Pignon is neat and clean with a population of around 48,000. The paved and walkable streets, along with the laid back vibe of the place were a nice reprieve from the noise and chaos of Port-au-Prince, where we live.
Isidor Jean-Pierre was giving us a walking tour of the city. He is the World Concern Regional Coordinator in Pignon, central Haiti and earlier this week was our first visit to the office there.
We passed the city’s plaza, which has a small stage and sitting area, where Isidor explained they sometimes have concerts. “Visiting church groups from other places in Haiti have played there before,” he said.
Soon we stopped at a brightly painted concrete building. Here Isidor introduced us to Emilienne, a 35-year-old mother of four, who runs a business selling a variety of products like beverages, ketchup, and some food staples like beans. “Rice and soap are the most popular,” she said, pointing to the boxes of soap sitting at the front of her shop to attract customers.
Since 1998 World Concern has been serving small business owners in Pignon by providing loans and training. The loans, taken individually or as a group, give people access to much needed capital to purchase products or other inputs and grow their business.
Emilienne received her first individual loan from World Concern in 2011 and is now on her second. Although she has had this business for some time, the loans have allowed her to purchase different products and expand her stock.
“I buy the products in Hinche and Port-au-Prince mostly and a truck brings them here,” Emilienne explained.
Her shop is not the only one like it in Pignon. There are many other shops or stands—some smaller, some bigger—selling similar products. One of the challenges small business owners in Haiti like Emilienne face is how to stand out from the rest. So I asked her how she competes.
“There is a shop over there,” she said, pointing. “Some of my products are 10 gourdes cheaper.” She answered quickly and confidently. This was a woman who knew what she was doing.
Around midday we went back to the two room office where the four World Concern staff in Pignon work, and drank Cokes with Isidor. I was thankful for a break from the heat.
Martha asked Isidor why so many of the microcredit clients in Pignon are women. “If you lend money to the women, you know she will invest it in her own household,” he said.
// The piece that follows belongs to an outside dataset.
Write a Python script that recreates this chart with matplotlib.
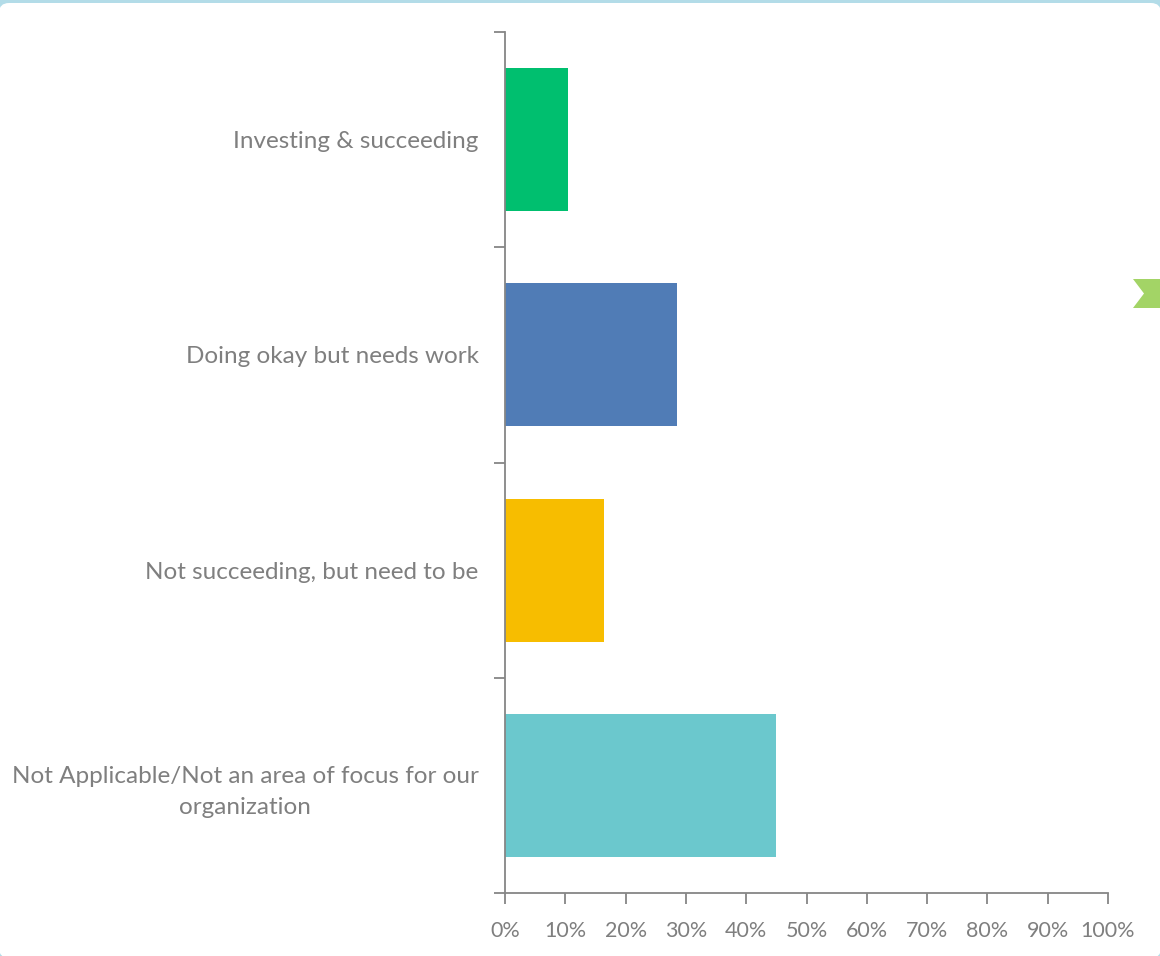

His answer was profound yet not foreign. It is one we have heard from a number of our colleagues around the country. Empowering women often impacts not only the woman but also her family and community.
The World Bank published a series of studies, including “Engendering Development” and “Gender Equality as Smart Economics,” where they show that women and girls reinvest an average of 90 percent of their income in their families, compared to a 30 to 40 percent reinvestment rate for men. With a simple loan and basic business training, women like Emilienne are given the resources needed to succeed.
I need you to step inside Emilienne’s cultural context for a moment. When I say succeed, don’t picture her buying a large house or a new car. By succeed, I mean that she has consistent income and thus is able to continually provide food, clothing, shelter, and education to her immediate family and maybe even others around her. Definitely something to congratulate her for.